I found that there are a lot of things that I like about this material: It is mixed at a 1:1 ratio, so I traced two equal, poker-chip-sized circles side by side and squirted G/flex 650 Resin in one And Hardener in the other. This makes eyeing a 1:1 ratio pretty darn accurate. I then blended the two together. G/flex gives lots of working time. I bent the boot open so I could force the epoxy into the crack. I placed the boot on a zipper seal-top bag and put one weight on the toe and another one inside to straighten it out. I allowed the epoxy to cure overnight.

G/flex gets its name from “flexible”—not like a rubber band but rather like a hockey puck or the rubber of my boot’s sole. A perfect match, it seems. Several weeks later after walking on ice, in wet puddles, in the shop, and even in the mall, the boots are as good as new or maybe even better!

This repair worked so well that I thought I would try it on my husband’s hiking boots, which were in need of a different kind of repair. These boots are from L.L. Bean™ (expensive and faithful). The boot was punctured on a hiking excursion and now leaked water. So I thought, “why not try the G/flex on it too?”

I lightly scuffed the surface with a 3M #7447 Scotch Brite™ pad and applied the G/flex 650 to the “entrance wound.” I wetted a piece of 10 oz canvas material, for flexible reinforcement, and then used it to cover the hole. The boots were supported from the inside with a crunched-up newspaper. I covered the wet lay-up with a zip-lock bag and applied pressure with a sand-filled bag. Then I allowed the repair to cure overnight.

After Julie's G/flex shoe repair, the sole of her boot looked good as new.

After Julie’s G/flex shoe repair, the sole of her boot looked good as new.
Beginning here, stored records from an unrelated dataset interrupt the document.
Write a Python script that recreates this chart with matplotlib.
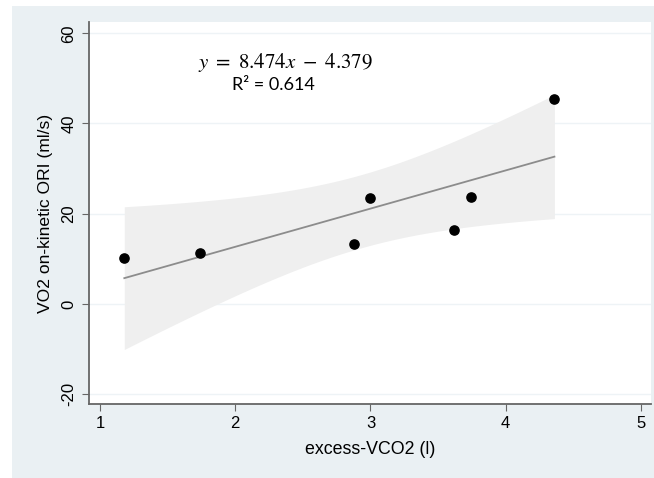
import numpy as np
import matplotlib
matplotlib.use("Agg")
import matplotlib.pyplot as plt
from matplotlib.patches import Rectangle

# data
excess_vco2 = [1.18, 1.74, 2.88, 3.00, 3.62, 3.74, 4.36]
vo2_ori = [10.2, 11.3, 13.3, 23.5, 16.4, 23.7, 45.4]
x_ticks = [1, 2, 3, 4, 5]
y_ticks = [-20, 0, 20, 40, 60]
eq_text = r"$y\ =\ 8.474x\ -\ 4.379$"
r2_text = "R² = 0.614"

plt.rcParams["font.family"] = ["Liberation Sans", "DejaVu Sans"]
plt.rcParams["mathtext.fontset"] = "stix"

x = np.array(excess_vco2)
y = np.array(vo2_ori)
n = len(x)

# linear fit + 95% CI of the mean (like Stata lfitci)
b, a = np.polyfit(x, y, 1)
xs = np.linspace(x.min(), x.max(), 100)
fit = a + b * xs
resid = y - (a + b * x)
s = np.sqrt(np.sum(resid ** 2) / (n - 2))
sxx = np.sum((x - x.mean()) ** 2)
se = s * np.sqrt(1 / n + (xs - x.mean()) ** 2 / sxx)
t = 2.5706  # t(0.975, 5)
lo, hi = fit - t * se, fit + t * se

fig = plt.figure(figsize=(6.54, 4.78), dpi=100, facecolor="white")
fig.patches.append(Rectangle((12 / 654, 0), 1, 1 - 6 / 478, transform=fig.transFigure,
                             facecolor="#eaf0f3", edgecolor="none", zorder=-5))
ax = fig.add_axes([89 / 654, (478 - 404) / 478, (651 - 89) / 654, (404 - 22) / 478])
ax.set_zorder(1)
ax.set_facecolor("white")

for yt in y_ticks:
    ax.axhline(yt, color="#eef3f6", lw=1, zorder=0)

ax.fill_between(xs, lo, hi, color="#efefef", lw=0, zorder=1)
ax.plot(xs, fit, color="#8c8c8c", lw=1.3, zorder=2)
ax.scatter(x, y, s=44, color="black", zorder=3)

ax.set_xlim(0.919, 5.074)
ax.set_ylim(-22.2, 62.5)
ax.set_xticks(x_ticks)
ax.set_yticks(y_ticks)
ax.set_yticklabels([str(v) for v in y_ticks], rotation=90, va="center")
ax.tick_params(direction="out", length=5, color="#666666", labelsize=12, pad=4)

for side in ["top", "right"]:
    ax.spines[side].set_visible(False)
for side in ["left", "bottom"]:
    ax.spines[side].set_color("#666666")
    ax.spines[side].set_linewidth(1.3)

ax.set_xlabel("excess-VCO2 (l)", fontsize=12.8, labelpad=7)
ax.set_ylabel("VO2 on-kinetic ORI (ml/s)", fontsize=12.6, labelpad=6)

ax.text(2.37, 52.3, eq_text, fontsize=15, ha="center", va="baseline")
ax.text(2.28, 47.4, r2_text, fontsize=13, ha="center", va="baseline", family=["Lato", "DejaVu Sans"])

plt.savefig("out.png", dpi=100)
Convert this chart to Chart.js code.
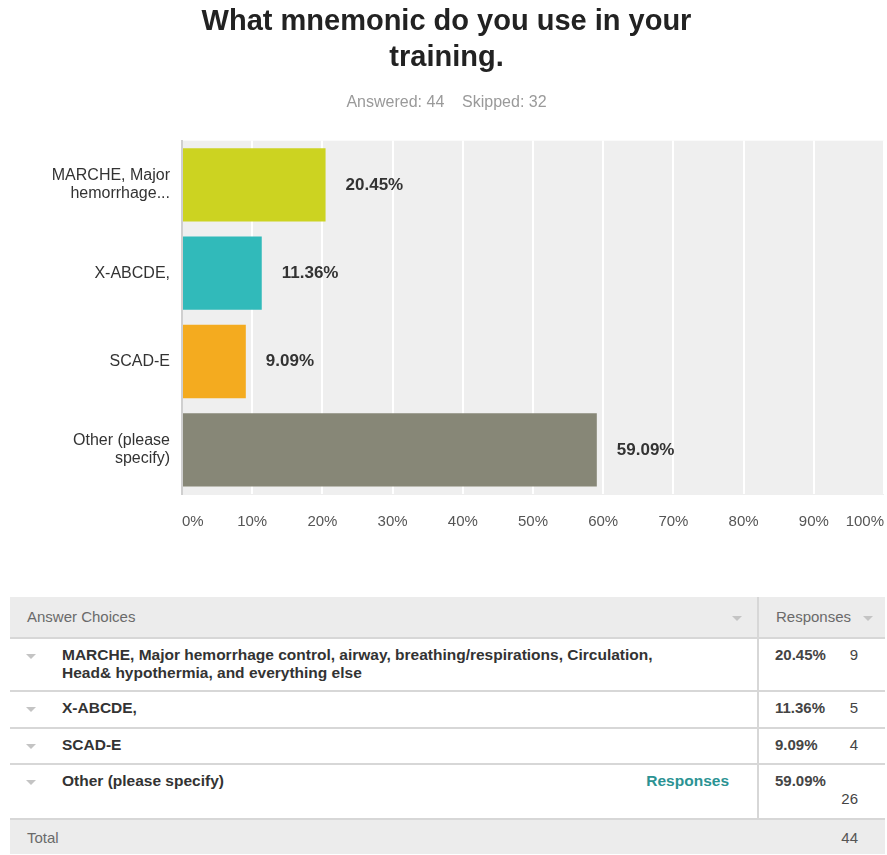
<!DOCTYPE html>
<html>
<head>
<meta charset="utf-8">
<script src="https://cdn.jsdelivr.net/npm/chart.js@4.4.1/dist/chart.umd.min.js"></script>
<style>
  html, body { margin: 0; padding: 0; background: #fff; }
  body { width: 887px; height: 855px; position: relative; overflow: hidden;
         font-family: "Liberation Sans", Arial, Helvetica, sans-serif; }
  #chartBox { position: absolute; left: 0; top: 0; width: 887px; height: 560px; }
  #summary { position: absolute; left: 10px; top: 597px; width: 875px; height: 257px; }
  .tr { position: absolute; left: 0; width: 875px; box-sizing: border-box; }
  .shade { background: #ececec; }
  .line { border-bottom: 2px solid #d7d7d7; }
  .divider { position: absolute; left: 747px; top: 0; bottom: 0; width: 2px; background: #d7d7d7; }
  .caret { position: absolute; width: 0; height: 0;
           border-left: 5px solid transparent; border-right: 5px solid transparent;
           border-top: 5px solid #c4c4c4; }
  .txt { position: absolute; white-space: nowrap; }
  .headTxt { font-size: 15px; color: #6a6a6a; }
  .choice { position: absolute; left: 52px; width: 628px; font-size: 15.5px; font-weight: bold;
            color: #333; line-height: 18px; }
  .pct { font-size: 15px; font-weight: bold; color: #444; }
  .cnt { font-size: 15px; color: #444; text-align: right; }
  .link { font-size: 15.5px; font-weight: bold; color: #2b9393; }
</style>
</head>
<body>
<div id="chartBox"><canvas id="chart" width="887" height="560"></canvas></div>
<div id="summary"></div>
<script>
// Survey question and response summary
const questionTitle = ['What mnemonic do you use in your', 'training.'];
const answeredCount = 44;
const skippedCount = 32;

// Short labels for the bar chart axis
const choiceLabels = [['MARCHE, Major', 'hemorrhage...'], 'X-ABCDE,', 'SCAD-E', ['Other (please', 'specify)']];
// Full answer text for the summary table
const choiceText = [
  'MARCHE, Major hemorrhage control, airway, breathing/respirations, Circulation, Head& hypothermia, and everything else',
  'X-ABCDE,',
  'SCAD-E',
  'Other (please specify)'
];
const responsePercents = [20.45, 11.36, 9.09, 59.09];
const responseCounts = [9, 5, 4, 26];

const barColors = ['#ccd321', '#31baba', '#f4ab1f', '#878777'];
const fontFamily = '"Liberation Sans", Arial, Helvetica, sans-serif';

// Light grey panel behind the bars
const plotBackground = {
  id: 'plotBackground',
  beforeDraw(chart) {
    const { ctx, chartArea: a } = chart;
    ctx.save();
    ctx.fillStyle = '#efefef';
    ctx.fillRect(a.left, a.top, a.right - a.left, a.bottom - a.top + 1);
    ctx.restore();
  }
};

// Percentage written to the right of each bar
const barValueLabels = {
  id: 'barValueLabels',
  afterDatasetsDraw(chart) {
    const { ctx } = chart;
    const meta = chart.getDatasetMeta(0);
    ctx.save();
    ctx.font = 'bold 17px ' + fontFamily;
    ctx.fillStyle = '#333';
    ctx.textAlign = 'left';
    ctx.textBaseline = 'middle';
    meta.data.forEach((bar, i) => {
      const v = chart.data.datasets[0].data[i];
      ctx.fillText(v.toFixed(2) + '%', bar.x + 20, bar.y);
    });
    ctx.restore();
  }
};

new Chart(document.getElementById('chart'), {
  type: 'bar',
  data: {
    labels: choiceLabels,
    datasets: [{
      data: responsePercents,
      backgroundColor: barColors,
      borderWidth: 0,
      barPercentage: 0.83,
      categoryPercentage: 1
    }]
  },
  options: {
    indexAxis: 'y',
    responsive: false,
    animation: false,
    devicePixelRatio: 1,
    layout: { padding: { left: 9, right: 3, top: 0, bottom: 10 } },
    plugins: {
      legend: { display: false },
      tooltip: { enabled: false },
      title: {
        display: true,
        text: questionTitle,
        color: '#222',
        font: { family: fontFamily, size: 29, weight: 'bold', lineHeight: 1.25 },
        padding: { top: 4, bottom: 16 }
      },
      subtitle: {
        display: true,
        text: 'Answered: ' + answeredCount + '    Skipped: ' + skippedCount,
        color: '#9a9a9a',
        font: { family: fontFamily, size: 16, lineHeight: 1.2 },
        padding: { top: 0, bottom: 29 }
      }
    },
    scales: {
      x: {
        min: 0,
        max: 100,
        ticks: {
          stepSize: 10,
          align: 'inner',
          padding: 19,
          color: '#555',
          font: { family: fontFamily, size: 15 },
          callback: (v) => v + '%'
        },
        grid: { color: '#ffffff', lineWidth: 2, drawTicks: false },
        border: { display: false },
        // end labels are aligned inside the axis, so no overhang room is needed
        afterFit(scale) { scale.paddingLeft = 0; scale.paddingRight = 0; }
      },
      y: {
        ticks: {
          padding: 12,
          color: '#333',
          font: { family: fontFamily, size: 16, lineHeight: 1.1 }
        },
        grid: { display: false, drawTicks: false },
        border: { display: true, color: '#cfcfcf', width: 2 },
        afterFit(scale) { scale.width = 173; }
      }
    }
  },
  plugins: [plotBackground, barValueLabels]
});

// Summary table below the chart
(function buildTable() {
  const box = document.getElementById('summary');
  const add = (parent, cls, style, text) => {
    const el = document.createElement('div');
    el.className = cls;
    Object.assign(el.style, style);
    if (text !== undefined) el.textContent = text;
    parent.appendChild(el);
    return el;
  };

  // header row
  const head = add(box, 'tr shade line', { top: '0px', height: '42px' });
  add(head, 'divider', {});
  add(head, 'txt headTxt', { left: '17px', top: '11px' }, 'Answer Choices');
  add(head, 'caret', { left: '722px', top: '19px' });
  add(head, 'txt headTxt', { left: '766px', top: '11px' }, 'Responses');
  add(head, 'caret', { left: '853px', top: '19px' });

  const rowTops = [42, 95, 132, 168];
  const rowHeights = [53, 37, 36, 55];
  choiceText.forEach((t, i) => {
    const row = add(box, 'tr line', { top: rowTops[i] + 'px', height: rowHeights[i] + 'px' });
    add(row, 'divider', {});
    add(row, 'caret', { left: '16px', top: '15px' });
    add(row, 'choice', { top: '7px', whiteSpace: 'normal' }, t);
    add(row, 'txt pct', { left: '765px', top: '7px' }, responsePercents[i].toFixed(2) + '%');
    const last = i === choiceText.length - 1;
    add(row, 'txt cnt', { right: '27px', top: last ? '25px' : '7px' }, String(responseCounts[i]));
    if (last) add(row, 'txt link', { right: '156px', top: '7px' }, 'Responses');
  });

  // total row
  const total = responseCounts.reduce((a, b) => a + b, 0);
  const foot = add(box, 'tr shade', { top: '223px', height: '34px' });
  add(foot, 'txt headTxt', { left: '17px', top: '9px' }, 'Total');
  add(foot, 'txt cnt', { right: '27px', top: '9px', color: '#555' }, String(total));
})();
</script>
</body>
</html>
The next day the boots were put to the test. The adhesion seemed to work very well, and the fix resulted in a waterproof boot with the repair area being a little stiffer than the original surface. This additional stiffness seems acceptable. Use over time and exposure to the winter elements will determine the success of the repair. While the repair may not be the most eye-appealing, “It’s what’s inside that counts,” and what’s inside these boots are some very dry and very happy feet.